**ENTRIES**
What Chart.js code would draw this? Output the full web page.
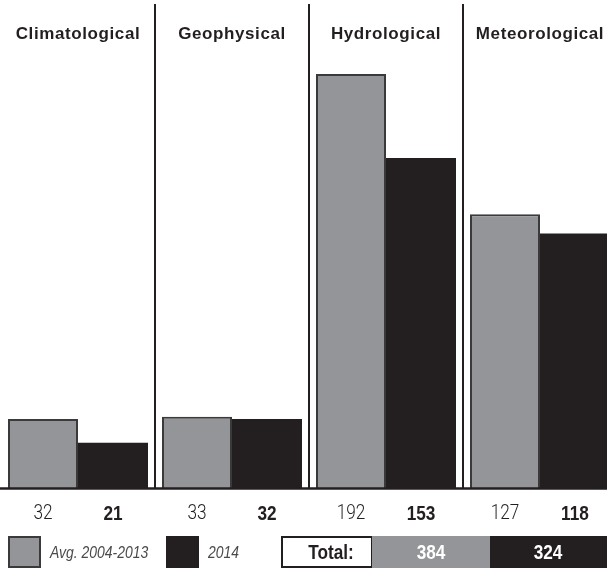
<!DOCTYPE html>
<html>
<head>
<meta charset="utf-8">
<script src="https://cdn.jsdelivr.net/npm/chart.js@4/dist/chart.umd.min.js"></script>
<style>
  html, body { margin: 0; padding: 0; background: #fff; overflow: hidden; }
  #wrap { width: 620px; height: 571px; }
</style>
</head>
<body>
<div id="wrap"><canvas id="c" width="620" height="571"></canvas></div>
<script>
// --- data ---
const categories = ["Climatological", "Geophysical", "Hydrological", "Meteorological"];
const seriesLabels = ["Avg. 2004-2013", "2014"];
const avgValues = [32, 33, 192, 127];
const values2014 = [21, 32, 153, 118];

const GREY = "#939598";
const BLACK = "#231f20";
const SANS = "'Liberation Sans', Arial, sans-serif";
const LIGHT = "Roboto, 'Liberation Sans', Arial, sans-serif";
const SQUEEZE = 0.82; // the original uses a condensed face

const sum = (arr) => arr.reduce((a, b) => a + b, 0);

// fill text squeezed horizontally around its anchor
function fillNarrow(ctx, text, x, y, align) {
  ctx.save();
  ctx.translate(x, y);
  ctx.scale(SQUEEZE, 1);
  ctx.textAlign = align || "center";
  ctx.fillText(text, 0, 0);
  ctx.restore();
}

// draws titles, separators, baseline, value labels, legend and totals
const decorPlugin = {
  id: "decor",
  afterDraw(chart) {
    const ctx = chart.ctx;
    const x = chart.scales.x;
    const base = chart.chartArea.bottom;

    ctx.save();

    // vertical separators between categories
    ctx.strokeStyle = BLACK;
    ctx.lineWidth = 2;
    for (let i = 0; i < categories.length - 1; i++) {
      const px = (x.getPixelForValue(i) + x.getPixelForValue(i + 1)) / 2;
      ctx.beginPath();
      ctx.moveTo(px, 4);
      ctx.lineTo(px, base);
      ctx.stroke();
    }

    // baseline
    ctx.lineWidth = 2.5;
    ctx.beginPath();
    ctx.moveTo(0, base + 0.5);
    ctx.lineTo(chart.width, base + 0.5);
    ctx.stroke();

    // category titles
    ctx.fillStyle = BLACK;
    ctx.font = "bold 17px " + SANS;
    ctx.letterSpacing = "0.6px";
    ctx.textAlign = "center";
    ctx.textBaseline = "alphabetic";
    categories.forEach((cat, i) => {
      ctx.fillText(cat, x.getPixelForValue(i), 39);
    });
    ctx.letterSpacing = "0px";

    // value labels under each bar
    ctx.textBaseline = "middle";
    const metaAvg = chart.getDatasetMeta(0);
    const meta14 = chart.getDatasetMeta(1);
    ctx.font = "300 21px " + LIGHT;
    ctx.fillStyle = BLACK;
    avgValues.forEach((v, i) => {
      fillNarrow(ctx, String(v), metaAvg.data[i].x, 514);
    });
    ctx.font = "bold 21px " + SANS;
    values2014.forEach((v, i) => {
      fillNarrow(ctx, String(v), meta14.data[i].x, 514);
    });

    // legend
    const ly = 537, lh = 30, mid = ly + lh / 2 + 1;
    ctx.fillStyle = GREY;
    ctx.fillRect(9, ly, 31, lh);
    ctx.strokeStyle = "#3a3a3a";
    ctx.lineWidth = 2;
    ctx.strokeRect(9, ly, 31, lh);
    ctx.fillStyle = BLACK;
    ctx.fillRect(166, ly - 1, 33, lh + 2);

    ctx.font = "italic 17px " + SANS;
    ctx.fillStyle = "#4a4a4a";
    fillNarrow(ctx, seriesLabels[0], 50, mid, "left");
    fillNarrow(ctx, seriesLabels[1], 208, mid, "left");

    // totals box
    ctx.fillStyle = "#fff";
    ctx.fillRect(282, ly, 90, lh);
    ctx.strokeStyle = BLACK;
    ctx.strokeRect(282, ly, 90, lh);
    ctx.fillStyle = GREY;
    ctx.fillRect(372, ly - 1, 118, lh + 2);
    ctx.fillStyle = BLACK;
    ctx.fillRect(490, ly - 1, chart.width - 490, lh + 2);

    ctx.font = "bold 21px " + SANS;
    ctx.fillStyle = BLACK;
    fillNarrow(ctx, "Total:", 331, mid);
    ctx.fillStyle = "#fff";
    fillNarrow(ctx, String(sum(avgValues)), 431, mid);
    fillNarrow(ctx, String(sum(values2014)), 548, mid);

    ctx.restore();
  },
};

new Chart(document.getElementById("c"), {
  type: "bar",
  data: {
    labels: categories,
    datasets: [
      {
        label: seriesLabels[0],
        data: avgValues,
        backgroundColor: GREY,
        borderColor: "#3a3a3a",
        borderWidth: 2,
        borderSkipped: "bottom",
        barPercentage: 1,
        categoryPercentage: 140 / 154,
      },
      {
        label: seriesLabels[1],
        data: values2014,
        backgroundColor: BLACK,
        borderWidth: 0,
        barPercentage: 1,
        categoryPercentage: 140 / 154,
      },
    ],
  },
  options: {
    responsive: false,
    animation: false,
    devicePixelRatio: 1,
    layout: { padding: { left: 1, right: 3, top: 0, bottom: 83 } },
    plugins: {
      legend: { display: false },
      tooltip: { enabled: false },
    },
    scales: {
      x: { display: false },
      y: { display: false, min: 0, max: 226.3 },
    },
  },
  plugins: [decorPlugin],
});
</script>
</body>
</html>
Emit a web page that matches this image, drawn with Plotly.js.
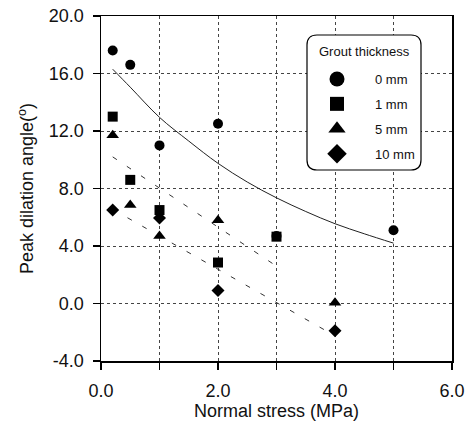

**YOUR GOAL**
Leave the pictures out and reproduce each record exactly as written.

**SOLUTION TO THIS TASK**
What Chart.js code would draw this? Output the full web page.
<!DOCTYPE html>
<html>
<head>
<meta charset="utf-8">
<script src="https://cdn.jsdelivr.net/npm/chart.js@4/dist/chart.umd.min.js"></script>
<style>
  html, body { margin: 0; padding: 0; background: #fff; overflow: hidden; }
  #wrap { width: 620px; height: 571px; }
</style>
</head>
<body>
<div id="wrap"><canvas id="c" width="620" height="571"></canvas></div>
<script>
// --- data ---
const categories = ["Climatological", "Geophysical", "Hydrological", "Meteorological"];
const seriesLabels = ["Avg. 2004-2013", "2014"];
const avgValues = [32, 33, 192, 127];
const values2014 = [21, 32, 153, 118];

const GREY = "#939598";
const BLACK = "#231f20";
const SANS = "'Liberation Sans', Arial, sans-serif";
const LIGHT = "Roboto, 'Liberation Sans', Arial, sans-serif";
const SQUEEZE = 0.82; // the original uses a condensed face

const sum = (arr) => arr.reduce((a, b) => a + b, 0);

// fill text squeezed horizontally around its anchor
function fillNarrow(ctx, text, x, y, align) {
  ctx.save();
  ctx.translate(x, y);
  ctx.scale(SQUEEZE, 1);
  ctx.textAlign = align || "center";
  ctx.fillText(text, 0, 0);
  ctx.restore();
}

// draws titles, separators, baseline, value labels, legend and totals
const decorPlugin = {
  id: "decor",
  afterDraw(chart) {
    const ctx = chart.ctx;
    const x = chart.scales.x;
    const base = chart.chartArea.bottom;

    ctx.save();

    // vertical separators between categories
    ctx.strokeStyle = BLACK;
    ctx.lineWidth = 2;
    for (let i = 0; i < categories.length - 1; i++) {
      const px = (x.getPixelForValue(i) + x.getPixelForValue(i + 1)) / 2;
      ctx.beginPath();
      ctx.moveTo(px, 4);
      ctx.lineTo(px, base);
      ctx.stroke();
    }

    // baseline
    ctx.lineWidth = 2.5;
    ctx.beginPath();
    ctx.moveTo(0, base + 0.5);
    ctx.lineTo(chart.width, base + 0.5);
    ctx.stroke();

    // category titles
    ctx.fillStyle = BLACK;
    ctx.font = "bold 17px " + SANS;
    ctx.letterSpacing = "0.6px";
    ctx.textAlign = "center";
    ctx.textBaseline = "alphabetic";
    categories.forEach((cat, i) => {
      ctx.fillText(cat, x.getPixelForValue(i), 39);
    });
    ctx.letterSpacing = "0px";

    // value labels under each bar
    ctx.textBaseline = "middle";
    const metaAvg = chart.getDatasetMeta(0);
    const meta14 = chart.getDatasetMeta(1);
    ctx.font = "300 21px " + LIGHT;
    ctx.fillStyle = BLACK;
    avgValues.forEach((v, i) => {
      fillNarrow(ctx, String(v), metaAvg.data[i].x, 514);
    });
    ctx.font = "bold 21px " + SANS;
    values2014.forEach((v, i) => {
      fillNarrow(ctx, String(v), meta14.data[i].x, 514);
    });

    // legend
    const ly = 537, lh = 30, mid = ly + lh / 2 + 1;
    ctx.fillStyle = GREY;
    ctx.fillRect(9, ly, 31, lh);
    ctx.strokeStyle = "#3a3a3a";
    ctx.lineWidth = 2;
    ctx.strokeRect(9, ly, 31, lh);
    ctx.fillStyle = BLACK;
    ctx.fillRect(166, ly - 1, 33, lh + 2);

    ctx.font = "italic 17px " + SANS;
    ctx.fillStyle = "#4a4a4a";
    fillNarrow(ctx, seriesLabels[0], 50, mid, "left");
    fillNarrow(ctx, seriesLabels[1], 208, mid, "left");

    // totals box
    ctx.fillStyle = "#fff";
    ctx.fillRect(282, ly, 90, lh);
    ctx.strokeStyle = BLACK;
    ctx.strokeRect(282, ly, 90, lh);
    ctx.fillStyle = GREY;
    ctx.fillRect(372, ly - 1, 118, lh + 2);
    ctx.fillStyle = BLACK;
    ctx.fillRect(490, ly - 1, chart.width - 490, lh + 2);

    ctx.font = "bold 21px " + SANS;
    ctx.fillStyle = BLACK;
    fillNarrow(ctx, "Total:", 331, mid);
    ctx.fillStyle = "#fff";
    fillNarrow(ctx, String(sum(avgValues)), 431, mid);
    fillNarrow(ctx, String(sum(values2014)), 548, mid);

    ctx.restore();
  },
};

new Chart(document.getElementById("c"), {
  type: "bar",
  data: {
    labels: categories,
    datasets: [
      {
        label: seriesLabels[0],
        data: avgValues,
        backgroundColor: GREY,
        borderColor: "#3a3a3a",
        borderWidth: 2,
        borderSkipped: "bottom",
        barPercentage: 1,
        categoryPercentage: 140 / 154,
      },
      {
        label: seriesLabels[1],
        data: values2014,
        backgroundColor: BLACK,
        borderWidth: 0,
        barPercentage: 1,
        categoryPercentage: 140 / 154,
      },
    ],
  },
  options: {
    responsive: false,
    animation: false,
    devicePixelRatio: 1,
    layout: { padding: { left: 1, right: 3, top: 0, bottom: 83 } },
    plugins: {
      legend: { display: false },
      tooltip: { enabled: false },
    },
    scales: {
      x: { display: false },
      y: { display: false, min: 0, max: 226.3 },
    },
  },
  plugins: [decorPlugin],
});
</script>
</body>
</html>
Emit a web page that matches this image, drawn with Plotly.js.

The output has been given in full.